The idyll of playing in Major League Baseball (MLB) is becoming further complicated for Cuban players. Those who try to leave the country illegally could face a bigger problem than the one of venturing through the dangerous waters of the Florida Straits.

The very famous MLB has decided, in addition to the regulations that are already known, to delay the process of signing players from Cuba.

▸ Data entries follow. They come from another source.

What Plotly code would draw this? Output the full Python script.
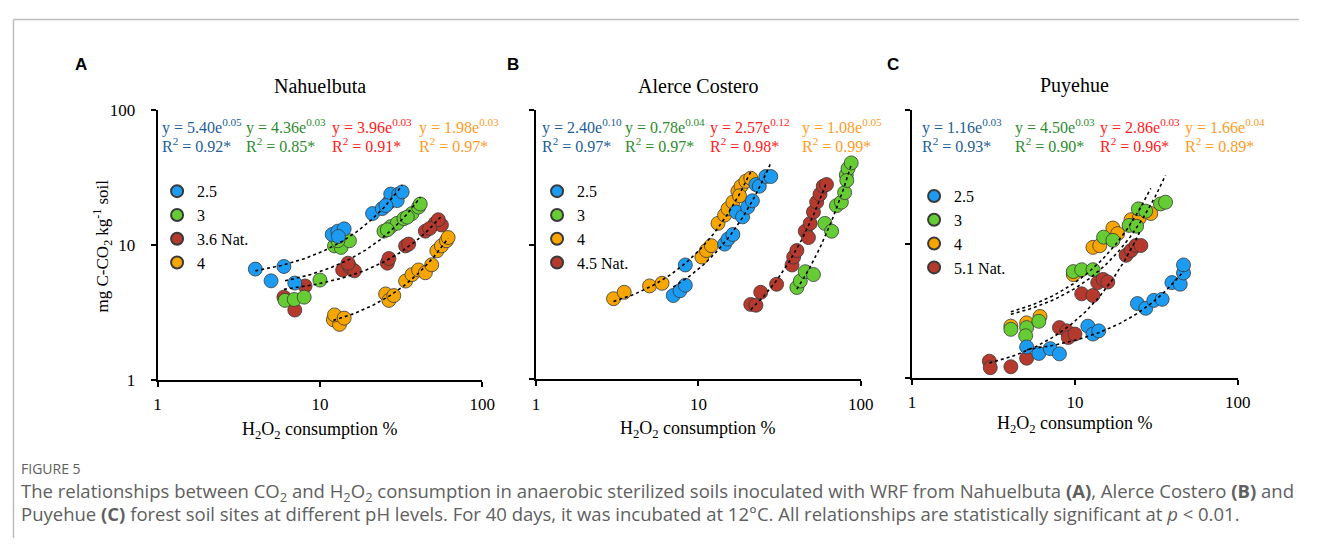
import numpy as np
import plotly.graph_objects as go

# page is 1320x556; the html body adds an 8px margin, so the figure is 16px smaller
W, H = 1304, 540
OFF = 8

# ---------------- data ----------------
panel_titles = ["Nahuelbuta", "Alerce Costero", "Puyehue"]
panel_letters = ["A", "B", "C"]
tick_vals = [1, 10, 100]
tick_text = ["1", "10", "100"]

# Panel A (Nahuelbuta)
a_labels = ["2.5", "3", "3.6 Nat.", "4"]
a_blue_x = [4.0, 5.0, 6.0, 7.0, 11.9, 12.9, 14.1, 13.0, 21.1, 24.2, 26.6, 27.3, 30.6, 29.9, 32.1, 25.5]
a_blue_y = [6.6, 5.4, 6.9, 5.2, 11.9, 12.6, 13.1, 11.5, 17.0, 18.5, 20.6, 23.7, 23.7, 21.2, 24.6, 19.5]
a_green_x = [6.1, 6.95, 8.0, 10.0, 12.3, 13.5, 15.2, 12.9, 24.8, 27.3, 29.9, 32.9, 36.9, 40.5, 41.5, 26.0, 34.5]
a_green_y = [3.87, 3.93, 4.09, 5.47, 9.8, 9.55, 10.7, 10.7, 12.6, 13.6, 14.4, 15.6, 17.0, 19.0, 20.0, 12.9, 16.0]
a_red_x = [7.0, 6.0, 8.1, 13.8, 15.2, 16.3, 14.9, 26.0, 26.6, 33.7, 35.2, 44.6, 51.3, 56.0, 53.6, 47.5]
a_red_y = [3.28, 4.09, 4.95, 6.5, 6.9, 6.4, 7.3, 7.3, 7.9, 9.8, 10.1, 12.6, 14.4, 14.0, 15.3, 13.2]
a_orange_x = [12.1, 13.2, 12.3, 14.1, 25.4, 26.6, 28.5, 33.7, 36.9, 40.5, 44.6, 48.8, 52.5, 56.0, 60.1, 61.6]
a_orange_y = [2.78, 2.57, 3.02, 2.86, 4.32, 3.87, 4.2, 5.38, 6.0, 6.5, 6.2, 7.1, 9.0, 9.8, 10.7, 11.3]
a_eq = ["y = 5.40e<sup>0.05</sup>", "y = 4.36e<sup>0.03</sup>", "y = 3.96e<sup>0.03</sup>", "y = 1.98e<sup>0.03</sup>"]
a_r2 = ["R<sup>2</sup> = 0.92*", "R<sup>2</sup> = 0.85*", "R<sup>2</sup> = 0.91*", "R<sup>2</sup> = 0.97*"]

# Panel B (Alerce Costero)
b_labels = ["2.5", "3", "4", "4.5 Nat."]
b_blue_x = [7.0, 7.7, 8.3, 8.3, 14.5, 15.2, 16.3, 17.1, 18.7, 20.1, 21.5, 22.6, 23.7, 26.0, 27.9]
b_blue_y = [4.19, 4.55, 5.0, 7.07, 10.1, 11.0, 11.9, 17.5, 16.1, 19.0, 21.2, 28.0, 27.2, 32.1, 32.1]
b_green_x = [40.4, 42.4, 45.5, 51.1, 60.1, 66.1, 70.8, 75.9, 79.5, 81.4, 83.4, 87.3, 82.0]
b_green_y = [4.81, 5.37, 6.3, 6.0, 14.4, 12.6, 19.5, 20.7, 24.4, 33.0, 36.8, 40.5, 30.0]
b_orange_x = [3.0, 3.49, 5.0, 5.97, 10.5, 11.2, 12.0, 13.2, 14.5, 15.2, 16.3, 17.5, 18.3, 19.6, 21.0, 17.9]
b_orange_y = [3.97, 4.43, 4.94, 5.17, 8.1, 9.05, 9.84, 14.4, 16.6, 18.5, 20.7, 25.0, 27.2, 29.6, 31.2, 23.1]
b_red_x = [21.0, 22.6, 24.2, 30.3, 37.7, 38.6, 40.4, 45.5, 47.6, 48.8, 51.1, 53.5, 56.1, 58.7, 61.5]
b_red_y = [3.6, 3.55, 4.43, 5.08, 7.07, 8.1, 9.05, 12.6, 11.3, 14.4, 17.5, 20.7, 23.7, 27.2, 28.0]
b_eq = ["y = 2.40e<sup>0.10</sup>", "y = 0.78e<sup>0.04</sup>", "y = 2.57e<sup>0.12</sup>", "y = 1.08e<sup>0.05</sup>"]
b_r2 = ["R<sup>2</sup> = 0.97*", "R<sup>2</sup> = 0.97*", "R<sup>2</sup> = 0.98*", "R<sup>2</sup> = 0.99*"]

# Panel C (Puyehue)
c_labels = ["2.5", "3", "4", "5.1 Nat."]
c_blue_x = [5.05, 6.0, 7.05, 8.03, 12.0, 12.9, 14.0, 24.2, 27.2, 30.5, 34.3, 39.4, 44.3, 46.4, 46.4]
c_blue_y = [1.70, 1.52, 1.65, 1.51, 2.43, 2.12, 2.24, 3.58, 3.3, 3.78, 3.85, 5.13, 4.99, 6.05, 6.95]
c_green_x = [4.04, 5.05, 4.98, 6.0, 9.77, 11.0, 12.9, 15.0, 17.1, 21.5, 23.9, 24.5, 27.2, 33.5, 36.0]
c_green_y = [2.30, 2.37, 2.06, 2.64, 6.2, 6.4, 6.4, 11.2, 10.6, 13.7, 13.5, 18.2, 17.5, 19.8, 20.4]
c_orange_x = [4.04, 5.05, 6.1, 9.77, 12.9, 14.2, 17.1, 18.3, 22.1, 24.8, 29.2]
c_orange_y = [2.43, 2.57, 2.87, 5.89, 9.4, 9.67, 13.1, 11.9, 15.1, 15.5, 16.8]
c_red_x = [2.98, 3.02, 4.04, 5.05, 8.03, 8.9, 9.1, 10.0, 11.0, 12.9, 13.8, 14.9, 15.9, 20.6, 22.1, 23.7, 25.4]
c_red_y = [1.33, 1.19, 1.21, 1.40, 2.37, 2.24, 2.0, 2.12, 4.23, 4.11, 5.13, 5.42, 5.18, 8.2, 8.9, 9.7, 9.7]
c_eq = ["y = 1.16e<sup>0.03</sup>", "y = 4.50e<sup>0.03</sup>", "y = 2.86e<sup>0.03</sup>", "y = 1.66e<sup>0.04</sup>"]
c_r2 = ["R<sup>2</sup> = 0.93*", "R<sup>2</sup> = 0.90*", "R<sup>2</sup> = 0.96*", "R<sup>2</sup> = 0.89*"]

caption_head = "FIGURE 5"
caption_l1 = ("The relationships between CO<sub>2</sub> and H<sub>2</sub>O<sub>2</sub> consumption in anaerobic "
              "sterilized soils inoculated with WRF from Nahuelbuta <b>(A)</b>, Alerce Costero <b>(B)</b> and")
caption_l2 = ("Puyehue <b>(C)</b> forest soil sites at different pH levels. For 40 days, it was incubated at 12°C. "
              "All relationships are statistically significant at <i>p</i> < 0.01.")
y_title = "mg C-CO<sub>2</sub> kg<sup>-1</sup> soil"
x_title = "H<sub>2</sub>O<sub>2</sub> consumption %"

# ---------------- styles ----------------
SERIF = "Liberation Serif, Times New Roman, serif"
MK = {"blue": "#1B9CF2", "green": "#66CC33", "red": "#B53A2D", "orange": "#F7A600"}
TX = {"blue": "#1D5E98", "green": "#2E8B2E", "red": "#FF2020", "orange": "#FF9B1F"}

def px(x):
    return (x - OFF) / W

def py(y):
    return 1 - (y - OFF) / H

panels = [
    dict(series=[("orange", a_orange_x, a_orange_y, a_labels[3], 4),
                 ("red", a_red_x, a_red_y, a_labels[2], 3),
                 ("green", a_green_x, a_green_y, a_labels[1], 2),
                 ("blue", a_blue_x, a_blue_y, a_labels[0], 1)],
         eq=a_eq, r2=a_r2, xdom=(155.5, 484.5), ydom=(384, 104),
         eqx=[158, 243, 330, 418], legx=155, legy=171),
    dict(series=[("orange", b_orange_x, b_orange_y, b_labels[2], 3),
                 ("red", b_red_x, b_red_y, b_labels[3], 4),
                 ("green", b_green_x, b_green_y, b_labels[1], 2),
                 ("blue", b_blue_x, b_blue_y, b_labels[0], 1)],
         eq=b_eq, r2=b_r2, xdom=(539, 868), ydom=(383.5, 104.5),
         eqx=[543, 627, 713, 806], legx=540, legy=171),
    dict(series=[("orange", c_orange_x, c_orange_y, c_labels[2], 3),
                 ("red", c_red_x, c_red_y, c_labels[3], 4),
                 ("green", c_green_x, c_green_y, c_labels[1], 2),
                 ("blue", c_blue_x, c_blue_y, c_labels[0], 1)],
         eq=c_eq, r2=c_r2, xdom=(920, 1250), ydom=(382, 104),
         eqx=[928, 1022, 1108, 1194], legx=922, legy=176),
]
eq_order = ["blue", "green", "red", "orange"]

fig = go.Figure()
annotations = []
layout = {}

for i, p in enumerate(panels):
    n = "" if i == 0 else str(i + 1)
    xa, ya = "x" + n, "y" + n
    leg = "legend" + n
    for col, xs, ys, lab, rank in p["series"]:
        fig.add_trace(go.Scatter(
            x=xs, y=ys, mode="markers", name=lab, xaxis=xa, yaxis=ya,
            legend=leg, legendrank=rank,
            marker=dict(size=14, color=MK[col], line=dict(color="#3a3a3a", width=0.8)),
        ))
    # exponential trendlines fitted to the data
    for col, xs, ys, lab, rank in p["series"]:
        xs_a = np.array(xs, dtype=float)
        b, lna = np.polyfit(xs_a, np.log(np.array(ys, dtype=float)), 1)
        xx = np.linspace(xs_a.min(), xs_a.max(), 80)
        fig.add_trace(go.Scatter(
            x=xx, y=np.exp(lna + b * xx), mode="lines", xaxis=xa, yaxis=ya,
            showlegend=False, hoverinfo="skip",
            line=dict(color="black", width=1.6, dash="dot"),
        ))
    x0, x1 = p["xdom"]
    yb, yt = p["ydom"]
    layout["xaxis" + n] = dict(
        type="log", range=[0, 2], domain=[px(x0), px(x1)], anchor=ya,
        tickvals=tick_vals, ticktext=tick_text, ticks="outside", ticklen=5, tickwidth=1.5,
        tickcolor="black", showline=True, linecolor="black", linewidth=1.8,
        showgrid=False, zeroline=False, tickfont=dict(family=SERIF, size=17, color="black"),
        ticklabelstandoff=3,
    )
    layout["yaxis" + n] = dict(
        type="log", range=[0, 2], domain=[py(yb), py(yt)], anchor=xa,
        tickvals=tick_vals, ticktext=tick_text, ticks="outside", ticklen=5, tickwidth=1.5,
        tickcolor="black", showline=True, linecolor="black", linewidth=1.8,
        showgrid=False, zeroline=False, showticklabels=(i == 0),
        tickfont=dict(family=SERIF, size=17, color="black"), ticklabelstandoff=12,
    )
    layout[leg] = dict(
        x=px(p["legx"]), y=py(p["legy"]), xanchor="left", yanchor="top",
        xref="paper", yref="paper", bgcolor="rgba(0,0,0,0)", itemsizing="constant",
        traceorder="normal", font=dict(family=SERIF, size=16, color="black"),
        tracegroupgap=0,
    )
    annotations.append(dict(x=px((x0 + x1) / 2), y=py(79), text=panel_titles[i], showarrow=False,
                            xref="paper", yref="paper", xanchor="center", yanchor="middle",
                            font=dict(family=SERIF, size=20, color="black")))
    annotations.append(dict(x=px([70, 508, 893][i]), y=py(57), text="<b>%s</b>" % panel_letters[i],
                            showarrow=False, xref="paper", yref="paper", xanchor="left", yanchor="middle",
                            font=dict(family="Liberation Sans, Arial, sans-serif", size=17, color="black")))
    for k, col in enumerate(eq_order):
        annotations.append(dict(x=px(p["eqx"][k]), y=py(122), text=p["eq"][k], showarrow=False,
                                xref="paper", yref="paper", xanchor="left", yanchor="middle",
                                font=dict(family=SERIF, size=16, color=TX[col])))
        annotations.append(dict(x=px(p["eqx"][k]), y=py(141), text=p["r2"][k], showarrow=False,
                                xref="paper", yref="paper", xanchor="left", yanchor="middle",
                                font=dict(family=SERIF, size=16, color=TX[col])))
    annotations.append(dict(x=px((x0 + x1) / 2), y=py([437, 436, 430][i]), text=x_title, showarrow=False,
                            xref="paper", yref="paper", xanchor="center", yanchor="middle",
                            font=dict(family=SERIF, size=18, color="black")))

annotations.append(dict(x=px(100), y=py(245), text=y_title, textangle=-90, showarrow=False,
                        xref="paper", yref="paper", xanchor="center", yanchor="middle",
                        font=dict(family=SERIF, size=17, color="black")))

CAP = "Open Sans, Lato, sans-serif"
annotations.append(dict(x=px(15), y=py(476), text=caption_head, showarrow=False, xref="paper", yref="paper",
                        xanchor="left", yanchor="middle", font=dict(family=CAP, size=14, color="#606060")))
annotations.append(dict(x=px(15), y=py(500), text=caption_l1, showarrow=False, xref="paper", yref="paper",
                        xanchor="left", yanchor="middle", font=dict(family=CAP, size=18.5, color="#606060")))
annotations.append(dict(x=px(15), y=py(523), text=caption_l2, showarrow=False, xref="paper", yref="paper",
                        xanchor="left", yanchor="middle", font=dict(family=CAP, size=18.5, color="#606060")))

shapes = [
    dict(type="line", xref="paper", yref="paper", x0=px(9.5), x1=1.0, y0=py(10.5), y1=py(10.5),
         line=dict(color="#BDBDBD", width=1.5)),
    dict(type="line", xref="paper", yref="paper", x0=px(9.5), x1=px(9.5), y0=py(10.5), y1=0,
         line=dict(color="#BDBDBD", width=1.5)),
]

fig.update_layout(
    width=W, height=H, margin=dict(l=0, r=0, t=0, b=0),
    paper_bgcolor="white", plot_bgcolor="rgba(0,0,0,0)",
    annotations=annotations, shapes=shapes, **layout,
)

fig.write_html("out.html", config={"displayModeBar": False})
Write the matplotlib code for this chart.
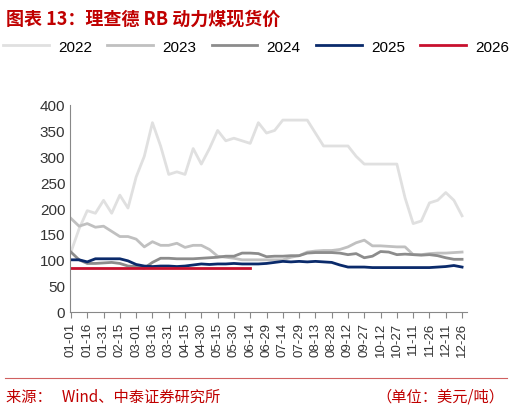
import matplotlib
matplotlib.use("Agg")
import matplotlib.pyplot as plt
import numpy as np

plt.rcParams['font.family'] = ['Liberation Sans', 'Noto Sans CJK SC', 'DejaVu Sans']

ticklabels = ["01-01","01-16","01-31","02-15","03-01","03-16","03-31","04-15","04-30","05-15","05-30","06-14","06-29","07-14","07-29","08-13","08-28","09-12","09-27","10-12","10-27","11-11","11-26","12-11","12-26"]
s2022 = [115,160,195,190,215,190,225,200,260,300,365,320,265,270,265,315,285,315,350,330,335,330,325,365,345,350,370,370,370,370,345,320,320,320,320,300,285,285,285,285,285,220,170,175,210,215,230,215,185]
s2023 = [180,165,170,163,165,155,145,145,140,125,135,128,128,132,124,128,128,120,107,105,103,100,100,100,100,100,100,105,108,115,117,118,118,120,125,133,138,127,127,126,125,125,110,110,112,113,113,114,115]
s2024 = [115,100,93,93,94,95,93,88,87,84,95,103,103,102,102,102,103,104,105,107,107,113,113,112,106,107,107,108,108,113,114,114,114,113,110,112,104,107,116,115,110,111,110,109,110,108,104,101,101]
s2025 = [100,100,96,102,102,102,102,98,91,88,87,88,88,87,88,90,92,91,92,92,93,92,92,92,93,95,97,96,97,96,97,96,95,90,86,86,86,85,85,85,85,85,85,85,85,86,87,89,86]
s2026 = [85]*23

fig = plt.figure(figsize=(5.12, 4.14), dpi=100)
ax = fig.add_axes([0.137, 0.245, 0.775, 0.5])
series = [("2022", s2022, "#e0e0e0"), ("2023", s2023, "#c0c0c0"), ("2024", s2024, "#8c8c8c"),
          ("2025", s2025, "#0a2a6b"), ("2026", s2026, "#c8102e")]
for name, vals, c in series:
    x = np.arange(len(vals)) * 0.5
    ax.plot(x, vals, color=c, lw=2, label=name)

ax.set_xlim(-0.05, 24.3)
ax.set_ylim(0, 400)
ax.set_yticks(range(0, 401, 50))
ax.set_xticks(range(25))
ax.set_xticklabels(ticklabels, rotation=90, fontsize=9.5, color="#333333")
ax.tick_params(axis='y', labelsize=11, length=0, colors="#333333")
ax.tick_params(axis='x', length=4, color="#888888")
for s in ["top", "right"]:
    ax.spines[s].set_visible(False)
for s in ["left", "bottom"]:
    ax.spines[s].set_color("#888888")

fig.legend(loc="upper center", bbox_to_anchor=(0.5, 0.935), ncol=5, frameon=False,
           fontsize=11, handlelength=3.0, columnspacing=1.0, handletextpad=0.6)

fig.text(0.012, 0.955, "图表 13：理查德 RB 动力煤现货价", color="#c00000", fontsize=13,
         fontweight="bold", style="italic", family=['Noto Sans CJK SC'], va="center")
fig.add_artist(plt.Line2D([0.01, 0.99], [0.085, 0.085], color="#d06060", lw=0.8))
fig.text(0.012, 0.04, "来源：   Wind、中泰证券研究所", color="#c00000", fontsize=11, va="center",
         family=['Noto Sans CJK SC'])
fig.text(0.985, 0.04, "（单位：美元/吨）", color="#c00000", fontsize=11, va="center", ha="right",
         family=['Noto Sans CJK SC'])
fig.savefig("out.png", dpi=100)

The sanctions of the U.S. government, as part of the economic blockade, indicate that a Cuban baseball player needs to be declared “national unblocked” by the Office of Foreign Assets Control (OFAC) of the U.S. Department of the Treasury, for him to be able to sign for an MLB organization.

According to Baseball America, Cubans must present two documents of permanent residence in another country, such as Mexico or the Dominican Republic, to a prospective employer.

This new regulation will hinder the contract signing process for Cuban players, who will be forced to wait up to six months to get a license, delaying their professional careers as well as increasing their training time, which implies an extra spending on their wages.

The concerns of the MLB come in the wake of the signature stamped by Yasiel Puig who declared a permanent residence in Mexico the same month that he came to the United States. Even other Cubans as Jorge Soler, Armando Rivero, Omar Luis and Henry Urrutia signed using permanent residence permits in Haiti despite living and training in the Dominican Republic.

Thus, the easiest way for a Cuban player to become in an “unblocked national” is to anchor directly into U.S. soil, but doing so they would be subject to the draft, which would cost them an enormous amount of money.